Despera is a spiritual successor/predecessor to Serial Experiments Lain sharing common themes and story elements, as well as connections between the series' respective main characters.

==Story==
The story centers around Ain, a girl who builds devices despite her lack of scientific or engineering background. An alternate history science fiction story, set in Tokyo during the Taishō era spanning from 1922, to the 1923 Great Kantō earthquake. The final chapter prologue takes place in an unspecified year during the Shōwa era.

==Characters==
- Ain (あいん, Ain) - A girl who resides in her workshop in the basement of the Ryōunkaku in Asakusa, Tokyo. A technical genius with no prior scientific knowledge, she is able to create electronic devices far beyond the capabilities of the current era. Some of the devices created include early versions of a modern computer, complete with typewriter keyboards and cathode ray tube display monitors. In the light novel, one of her ongoing works is a mysterious robot which she refers to as Father (お父さん, Otō-san). Despite her young appearance, she often displays the maturity of an adult. She is also shown to be capable of generating electricity from her hands when she takes on a tank squadron in the story.
- Takeshita (竹下, Takeshita) - A man appearing to be around 30 years old who is an associate of Ain's. In the light novel, he claims to be able to see the future through the displays on Ain's computer monitors. He sells this information in the form of prophecies to the Japanese military and the aristocracy to gather funds for Ain's inventions. In the serialized version, he has no name and is only referred to as "the man", and his face is unseen throughout the illustrations. He is described as rarely showing emotions, and only displays more care for Ain.
- Enoki (榎木, Enoki) - A military officer who works for the Japanese army's science institute.
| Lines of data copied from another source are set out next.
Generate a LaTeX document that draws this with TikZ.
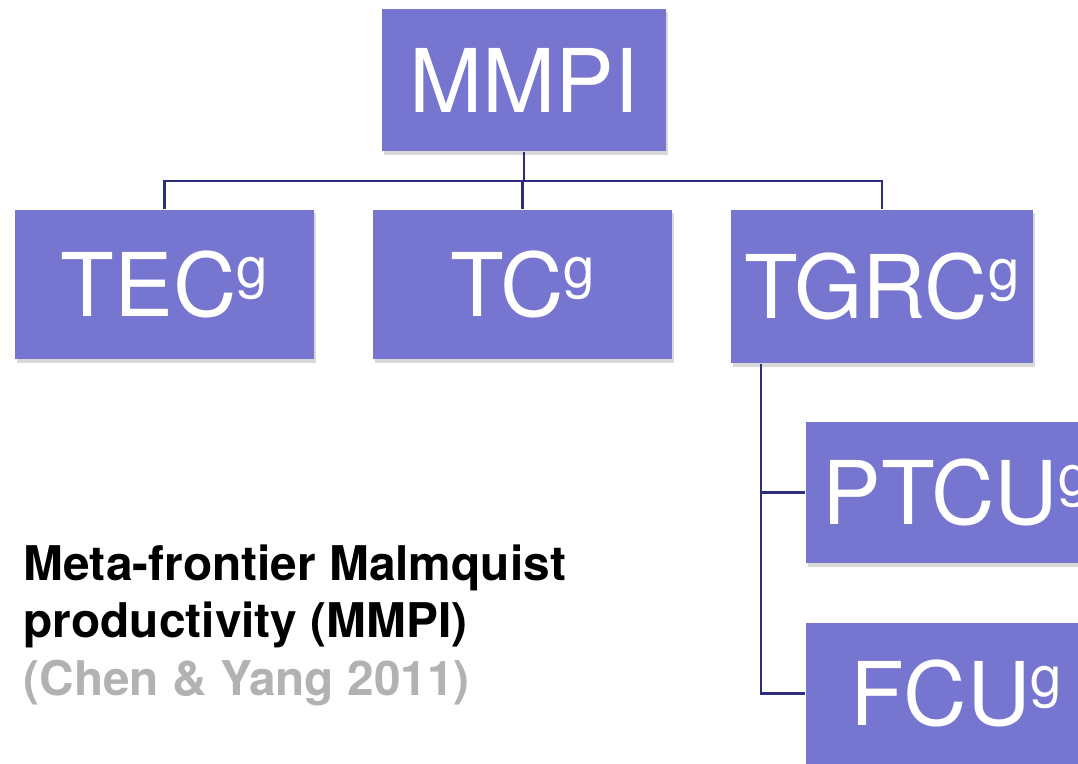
\documentclass[tikz,border=0pt]{standalone}
\usepackage{fontspec}
\setmainfont{TeX Gyre Heros}
\usetikzlibrary{shadows}

\begin{document}
\begin{tikzpicture}[x=0.01cm, y=-0.01cm,
		unitbox/.style={fill=boxblue, text=white, inner sep=0pt,
			minimum width=3cm, minimum height=1.42cm,
			font=\fontsize{25}{25}\selectfont,
			drop shadow={shadow xshift=0.02cm, shadow yshift=-0.035cm, opacity=0.3}},
		link/.style={draw=linknavy, line width=0.6pt}]
		% Colours picked from the slide
		\definecolor{boxblue}{RGB}{118, 117, 208}
		\definecolor{linknavy}{RGB}{45, 45, 125}
		\definecolor{citegray}{RGB}{178, 178, 178}
		\def\gsup{\raisebox{8.3pt}{\fontsize{16}{16}\selectfont g}}
		
		% Frame of the slide, boxes on the right run off the edge
		\clip (0,0) rectangle (1078,763);
		
		% --- Boxes ---
		\node[unitbox, minimum width=2.84cm] (mmpi) at (524,80) {MMPI};
		\node[unitbox, minimum width=2.99cm, minimum height=1.49cm] (tec) at (164.5,284.5) {TEC\gsup};
		\node[unitbox, minimum width=2.98cm, minimum height=1.49cm] (tc) at (522.5,284.5) {TC\gsup};
		\node[unitbox, minimum width=3.02cm, minimum height=1.53cm] (tgrc) at (882,286.5) {TGRC\gsup};
		\node[unitbox, minimum height=1.41cm] (ptcu) at (956,492.5) {PTCU\gsup};
		\node[unitbox, minimum height=1.41cm] (fcu) at (956,693.5) {FCU\gsup};
		
		% --- Connectors ---
		\draw[link] (mmpi.south) -- ++(0,29) coordinate (hub);
		\draw[link] (tec.north) |- (hub) -| (tgrc.north);
		\draw[link] (tc.north) -- (tc.north |- hub);
		\coordinate (stem) at ([xshift=0.31cm]tgrc.south west);
		\draw[link] (stem) |- (ptcu.west);
		\draw[link] (stem) |- (fcu.west);
		
		% --- Caption ---
		% base anchor sits on the last line
		\node[anchor=base west, inner sep=0pt, align=left,
			font=\fontsize{13.6}{16.3}\selectfont\bfseries] (caption) at (23,695)
			{Meta-frontier Malmquist\\ productivity (MMPI)\\ \textcolor{citegray}{(Chen \& Yang 2011)}};
		
	\end{tikzpicture}
\end{document}
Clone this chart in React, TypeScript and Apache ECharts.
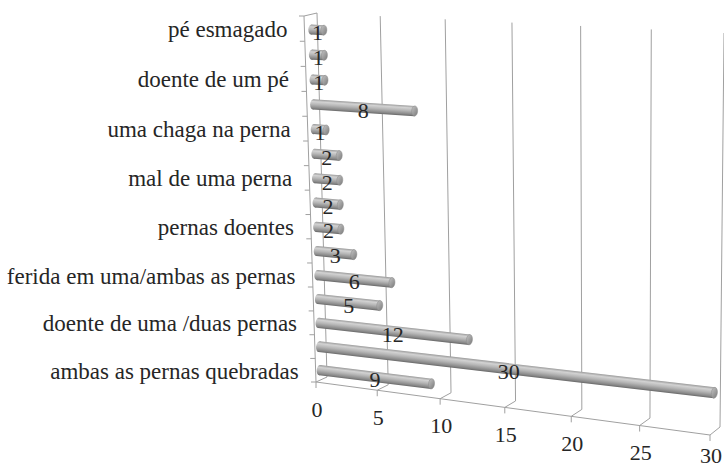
import React, { useEffect, useRef } from 'react';
import * as echarts from 'echarts';

// Categories from bottom (index 0) to top; unlabeled rows in the original are left blank
const categories: string[] = [
  'ambas as pernas quebradas',
  '',
  'doente de uma /duas pernas',
  '',
  'ferida em uma/ambas as pernas',
  '',
  'pernas doentes',
  '',
  'mal de uma perna',
  '',
  'uma chaga na perna',
  '',
  'doente de um pé',
  '',
  'pé esmagado',
];
const values: number[] = [9, 30, 12, 5, 6, 3, 2, 2, 2, 2, 1, 8, 1, 1, 1];
const valueTicks: number[] = [0, 5, 10, 15, 20, 25, 30];

type Pt = [number, number];

// Projective map from the unit square (u along value axis, w upward along category axis)
function homography(q: Pt[]) {
  const [x0, y0] = q[0];
  const [x1, y1] = q[1];
  const [x2, y2] = q[2];
  const [x3, y3] = q[3];
  const sx = x0 - x1 + x2 - x3;
  const sy = y0 - y1 + y2 - y3;
  const dx1 = x1 - x2, dx2 = x3 - x2, dy1 = y1 - y2, dy2 = y3 - y2;
  const det = dx1 * dy2 - dx2 * dy1;
  const g = (sx * dy2 - dx2 * sy) / det;
  const h = (dx1 * sy - sx * dy1) / det;
  const a = x1 - x0 + g * x1, b = x3 - x0 + h * x3, c = x0;
  const d = y1 - y0 + g * y1, e = y3 - y0 + h * y3, f = y0;
  return (u: number, w: number): Pt => {
    const den = g * u + h * w + 1;
    return [(a * u + b * w + c) / den, (d * u + e * w + f) / den];
  };
}

// quads: [u0w0, u1w0, u1w1, u0w1]
const BACK = homography([[327, 377], [720, 427], [724, 33], [317, 13]]);
const FRONT = homography([[316, 382], [710, 435], [713, 38], [304, 16]]);
const MID = homography([[320, 382], [714, 431], [719, 36], [311, 17]]);

const LINE = '#a0a0a0';
const TEXT = '#262626';
const FONT_FAMILY = 'Liberation Serif';

function txt(text: string, x: number, y: number, align: string, size = 22) {
  return {
    type: 'text',
    x,
    y,
    style: {
      text,
      fill: TEXT,
      fontFamily: FONT_FAMILY,
      fontSize: size,
      align,
      verticalAlign: 'middle',
    },
  };
}

function normFn(cs: any) {
  return (p: number[]): Pt => [(p[0] - cs.x) / cs.width, (cs.y + cs.height - p[1]) / cs.height];
}

function seg(a: Pt, b: Pt, color = LINE) {
  return {
    type: 'line',
    shape: { x1: a[0], y1: a[1], x2: b[0], y2: b[1] },
    style: { stroke: color, lineWidth: 1 },
  };
}

function renderFrame(params: any, api: any) {
  const cs = params.coordSys;
  const norm = normFn(cs);
  const v = api.value(0);
  const [u] = norm(api.coord([v, 0]));
  const b0 = BACK(u, 0), b1 = BACK(u, 1), f0 = FRONT(u, 0);
  const children: any[] = [
    seg(b0, b1),
    seg(b0, f0),
    seg(f0, [f0[0], f0[1] + 6]),
    txt(String(v), f0[0] + 1, Math.min(f0[1] + 27, 455), 'center'),
  ];
  if (params.dataIndex === 0) {
    children.push(seg(FRONT(0, 0), FRONT(1, 0)));
    children.push(seg(FRONT(0, 0), FRONT(0, 1)));
    children.push(seg(FRONT(0, 1), BACK(0, 1)));
    const half = api.size([0, 1])[1] / 2;
    for (let i = 0; i < categories.length; i++) {
      const c = api.coord([0, i]);
      const edges = i === 0 ? [c[1] + half, c[1] - half] : [c[1] - half];
      for (const ey of edges) {
        const w = norm([c[0], ey])[1];
        const f = FRONT(0, w);
        children.push(seg([f[0] - 5, f[1]], f));
      }
    }
  }
  return { type: 'group', children };
}

function renderCatLabel(params: any, api: any) {
  const cs = params.coordSys;
  const norm = normFn(cs);
  const idx = api.value(1);
  const name = categories[idx];
  if (!name) return { type: 'group', children: [] };
  const [, w] = norm(api.coord([0, idx]));
  const f = FRONT(0, w);
  return txt(name, f[0] - 17, f[1] + 1, 'right', 23);
}

const bodyGrad = {
  type: 'linear', x: 0, y: 0, x2: 0, y2: 1,
  colorStops: [
    { offset: 0, color: '#9a9a9a' },
    { offset: 0.22, color: '#d2d2d2' },
    { offset: 0.5, color: '#b6b6b6' },
    { offset: 0.85, color: '#888888' },
    { offset: 1, color: '#686868' },
  ],
};
const capGrad = {
  type: 'linear', x: 0, y: 0, x2: 1, y2: 1,
  colorStops: [
    { offset: 0, color: '#c4c4c4' },
    { offset: 1, color: '#7a7a7a' },
  ],
};

function renderBar(params: any, api: any) {
  const cs = params.coordSys;
  const norm = normFn(cs);
  const val = api.value(0);
  const idx = api.value(1);
  const [u0, w] = norm(api.coord([0, idx]));
  const [u1] = norm(api.coord([val, idx]));
  const s = MID(u0, w), e = MID(u1, w);
  const dx = e[0] - s[0], dy = e[1] - s[1];
  const L = Math.hypot(dx, dy);
  const ang = Math.atan2(dy, dx);
  const h = 10 + u1 * 1;
  const mid = MID((u0 + u1) / 2, w);
  return {
    type: 'group',
    children: [
      {
        type: 'group',
        x: s[0],
        y: s[1],
        rotation: -ang,
        children: [
          { type: 'ellipse', shape: { cx: 0, cy: 0, rx: 3, ry: h / 2 }, style: { fill: bodyGrad } },
          { type: 'rect', shape: { x: 0, y: -h / 2, width: L, height: h }, style: { fill: bodyGrad } },
          {
            type: 'ellipse',
            shape: { cx: L, cy: 0, rx: 3, ry: h / 2 },
            style: { fill: capGrad, stroke: '#8a8a8a', lineWidth: 0.5 },
          },
        ],
      },
      txt(String(val), mid[0], mid[1] + 3, 'center'),
    ],
  };
}

export default function App() {
  const ref = useRef<HTMLDivElement>(null);
  useEffect(() => {
    if (!ref.current) return;
    const chart = echarts.init(ref.current, undefined, { renderer: 'svg' });
    chart.setOption({
      animation: false,
      backgroundColor: '#ffffff',
      grid: { left: 316, top: 17, width: 400, height: 365 },
      xAxis: { type: 'value', min: 0, max: 30, interval: 5, show: false },
      yAxis: { type: 'category', data: categories, show: false },
      series: [
        {
          type: 'custom',
          name: 'frame',
          renderItem: renderFrame,
          data: valueTicks.map((v) => [v, 0]),
          encode: { x: 0, y: 1 },
          clip: false,
          silent: true,
          z: 1,
        },
        {
          type: 'custom',
          name: 'categoryLabels',
          renderItem: renderCatLabel,
          data: categories.map((_, i) => [0, i]),
          encode: { x: 0, y: 1 },
          clip: false,
          silent: true,
          z: 2,
        },
        {
          type: 'custom',
          name: 'bars',
          renderItem: renderBar,
          data: values.map((v, i) => [v, i]),
          encode: { x: 0, y: 1 },
          clip: false,
          z: 3,
        },
      ],
    });
    return () => chart.dispose();
  }, []);
  return (
    <div
      ref={ref}
      style={{ position: 'fixed', left: 0, top: 0, width: 724, height: 468, background: '#fff' }}
    />
  );
}
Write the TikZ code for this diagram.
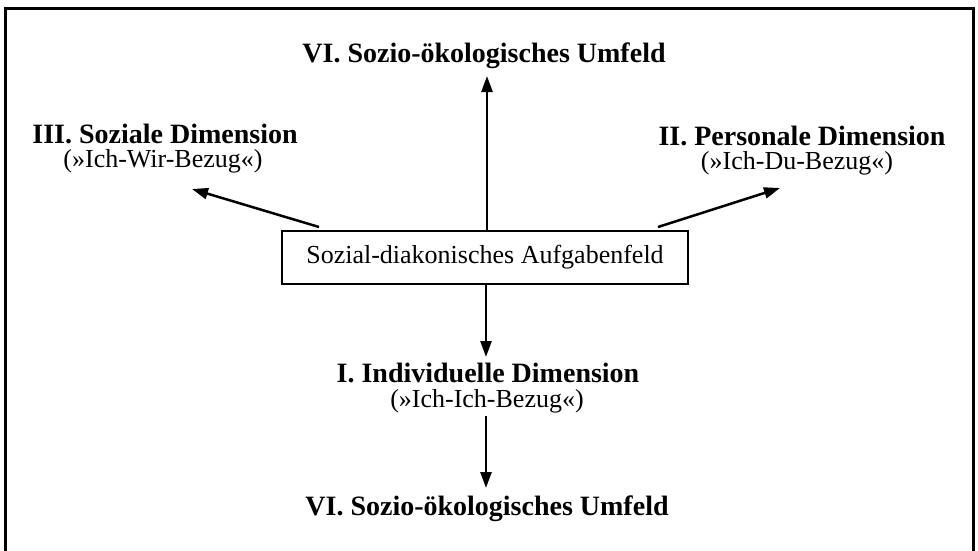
\documentclass[tikz,border=0pt]{standalone}
\usepackage{fontspec}
\setmainfont{Liberation Serif}
\usetikzlibrary{arrows.meta}
\begin{document}
\begin{tikzpicture}[x=1pt,y=-1pt,
  ttl/.style={font=\bfseries\fontsize{28}{30}\selectfont, inner sep=0pt, anchor=base},
  sub/.style={font=\fontsize{26}{28}\selectfont, inner sep=0pt, anchor=base},
  conn/.style={line width=2.5pt, -{Triangle[length=16pt,width=11pt]}},
  boxed/.style={draw, line width=2pt, minimum width=406pt, minimum height=53pt, font=\fontsize{26}{28}\selectfont}
]
\useasboundingbox (0,0) rectangle (978,550);
\clip (0,0) rectangle (978,550);
\draw[line width=3pt] (5,8) rectangle (973,570);
\node[boxed] (box) at (485,257.5) {Sozial-diakonisches Aufgabenfeld};
\node[ttl] (top) at (484,62) {VI. Sozio-ökologisches Umfeld};
\node[ttl] (soz) at (165,143) {III. Soziale Dimension};
\node[sub] (sozb) at (163,167) {(»Ich-Wir-Bezug«)};
\node[ttl] (pers) at (802,145) {II. Personale Dimension};
\node[sub] (persb) at (797,169) {(»Ich-Du-Bezug«)};
\node[ttl] (ind) at (488,382) {I. Individuelle Dimension};
\node[sub] (indb) at (487,407) {(»Ich-Ich-Bezug«)};
\node[ttl] (bot) at (487,515) {VI. Sozio-ökologisches Umfeld};
\coordinate (tipTop) at (487,76);
\coordinate (tipL) at (192,189);
\coordinate (tipR) at (780,188);
\coordinate (tipI) at (486,357);
\coordinate (tipB) at (486,488);
\draw[conn] (box.north -| tipTop) -- (tipTop);
\draw[conn] ([xshift=38pt,yshift=3pt]box.north west) -- (tipL);
\draw[conn] ([xshift=-31pt,yshift=3pt]box.north east) -- (tipR);
\draw[conn] (box.south -| tipI) -- (tipI);
\draw[conn] ([yshift=-3pt]indb.south -| tipB) -- (tipB);
\end{tikzpicture}
\end{document}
He holds the rank of second lieutenant. Enoki is sent to Asakusa to investigate the unstable electrical discharge occurring in the vicinity of the Ryōunkaku.
- Kimiyasu Fuenokōji (笛小路公寧, Fuenokōji Kimiyasu) - A Japanese nobleman with the title of viscount. He is interested in Ain's unorthodox inventions. He has a primary residence in Sanbanchō of Chiyoda-ku, and a second residence at the Kanda-Surugadai district.
- Barbara Andrei (バルバラ・アンドレイ, Barubara Andorei) - A Russian woman of aristocratic origins, Barbara is a refugee who escaped from Harbin after the disownment of Russians by the Chinese Republic. She lives in the Kanda-Surugadai residence owned by Kimiyasu, who has taken her in. Ain is particularly uncomfortable in Barbara's presence, as she is frightened of her pale white complexion, presumably having never seen a Russian before.

==Chapters==
Thirteen chapters were released in serial form in the Animage magazine between July 2009 and July 2010. The complete novella was published as a single volume on April 28, 2011, and included new story content and illustrations.

==Production==

Despera light novel under serialization in Animage magazine.

Abe announced at Sakura-Con 2009 development of a new anime, revealing that it would be set during Japan's Taishō era. Ryūtarō Nakamura, who had directed Serial Experiments Lain, was tapped to direct. Beginning in July, a light novel serialization penned by Konaka and Abe ran in the Japanese magazine Animage, terminating a year later.

In 2010, production of the anime was placed on hold due to Nakamura's health. On June 29, 2013, Nakamura died of pancreatic cancer, and it was unknown whether development of Despera would continue following his death. At Overload 2014, Abe announced that the anime would move forward with a new director.

In 2018, Abe and Konaka acknowledged that Despera was in development hell, citing the state of the anime industry.

On March 23, 2021, Konaka said that the anime was 80% funded, and that both he and Abe had continued to work on it continually since its conception except for an interruption due to the COVID-19 pandemic.

On April 7, 2021, Konaka stated on an interview that the setting, characters, and story of Despera have completely changed. The extent of the changes remain unclear.

In 2025, Konaka said that the anime's production is set for 2027.